What do you get when 125 of today's writers are asked to nominate their best books of all time? The answer is, something like the unwieldy 544-title list included in
The Top Ten: Writers Pick Their Favorite Books, on sale now. If you buy the book, you get a more detailed breakdown of who chose what, as well as some advocacy from some writers for their picks. But in the absence of an actual copy, some observations about the list itself:
- Overwhelmingly American, which is only to be expected since the writers list is, too. From a European point of view, most of the Big Names are included, but aren't they being slightly over-represented? Some of these titles are minor works. Who would put them in their all-time favourites list? Is this suspicion a reflection of my ignorance of the field of American writing? Or are American writers being either chauvinistic or provincial? Only someone more familiar with AmLit can say.
- Of the foreign writers listed, the French seem to me to prevail over all other combined. With only one or two exceptions, this involves classic authors: Proust, Zola, Balzac and Flaubert. I was again surprised to see dodgy listings in Flaubert's case (A Simple Heart?) and the inclusion of The Three Musketeers (I cannot imagine anyone who managed to finish this book also enjoying it). The first of those anomalies is explained by the presence on the panel of Julian Barnes. The second has no explanation: perhaps the writer who voted has had his memory affected by seeing one of the several film versions, let's hope the one with Olly Reed.
- So does nobody read modern literature in translation at all? There's one nod to Nobel winner Orhan Pamuk. The most recent French novel I can see is one of the Marguerites, Duras or Yourcenar. Borges and Garcia Marquez get a mention, neither of them terribly recent.
- A certain amount of log-rolling. This always comes up when writers nominate their favourites, and gives great pleasure every year when Private Eye magazine reveals the back-scratching that's been going on in the year-end choices. Most unscientifically, I have controlled for the fact that these are prominent contemporary writers, and must therefore be held in some regard. But really, how else do you explain the presence of two titles by John Banville, who also happens to be on the panel? Who was trying to suck up to Chuck Palahniuk, author of the execrable Fight Club? And while Margaret Atwood's Handmaid's Tale can justifiably be described as a major novel, who in their right mind would vote for Oryx and Crake, which was just rubbish?
- There's probably a bit of national favouritism too. I was amazed to see two titles by Alisdair Gray: 1982, Janine, a very slight romance; and Lanark, an trilogy whose influence was greater than its sales, in that dead-end that was English provincial magical realism, when everyone decided they were going to do a Midnight's Children for whatever their own personal backwater was. I was also taken aback to see the far more deserving Sunset Song, by Lewis Grassic Gibbon. There are to my knowledge two Scottish authors on the panel: Ian Rankin of the Rebus mysteries, and AL Kennedy. Mystery solved.
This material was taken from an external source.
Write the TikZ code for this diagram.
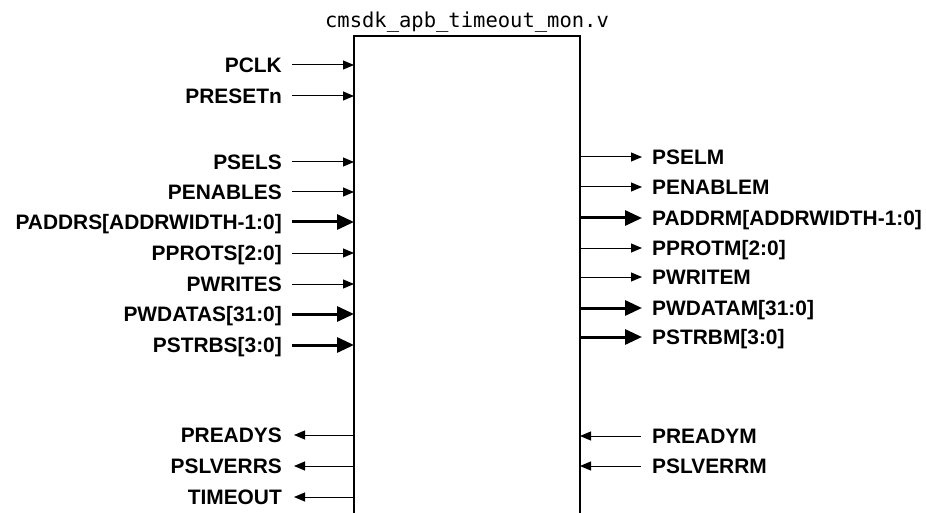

Likewise, I'd imagine most of the French excesses are Julian Barnes' fault.
- I'm not sure I'm in favour of the wholesale ignoring of boundaries in this list. Novels are intertwined with poems like The Divine Comedy and Don Juan, which in turn are mixing with plays by Pinter and Shakespeare, which rub shoulders with short stories by Alice Munro, Raymond Carver and Anton Chekhov. Anthony Powell has his entire Dance to the Music of Time cycle represented in one entry, while Anthony Trollope has to make do with The Last Chronicle of Barset representing his first great cycle, and Phineas Finn the second. It simply makes no sense to separate one of the parts out from the whole.
- Pedantic it may be, but I would urge compilers of such lists to do a better job of proof-reading. And while typos are one thing, there's simply no excuse for getting Guy de Maupassant's name wrong. Henri was his proper first name as far as the parish register is concerned, but there's not a soul in the world who knows him by that name.
You can also post your own Top Ten, if you like, and read what others have suggested. There's no clear consensus, with
Anna Karenina and
War and Peace topping the charts, but not by many votes. There are also a lot of titles mentioned that the professionals didn't vote for. All of this is a Good Thing. There's no need for too much uniformity.
My own list would be a lot less adventurous, and far more provincial: one continent represented, with one exception. Two works only from the 20th century, six from the 19th, one from the 17th and one from the 16th. Pathetic.
I should say that I abhor such lists, because literature is not a beauty contest. You'll point out, quite rightly, that nor is beauty. And here's the list I drew up:
Labyrinths
Middlemarch
Great Expectations
The Barchester Chronicles
The Diary of Samuel Pepys
The Short Stories of Anton Chekhov
Thérèse Raquin
The Unbearable Lightness of Being
Pride and Prejudice
The Autobiography of Benvenuto Cellini
Try it yourself. A most infuriating exercise.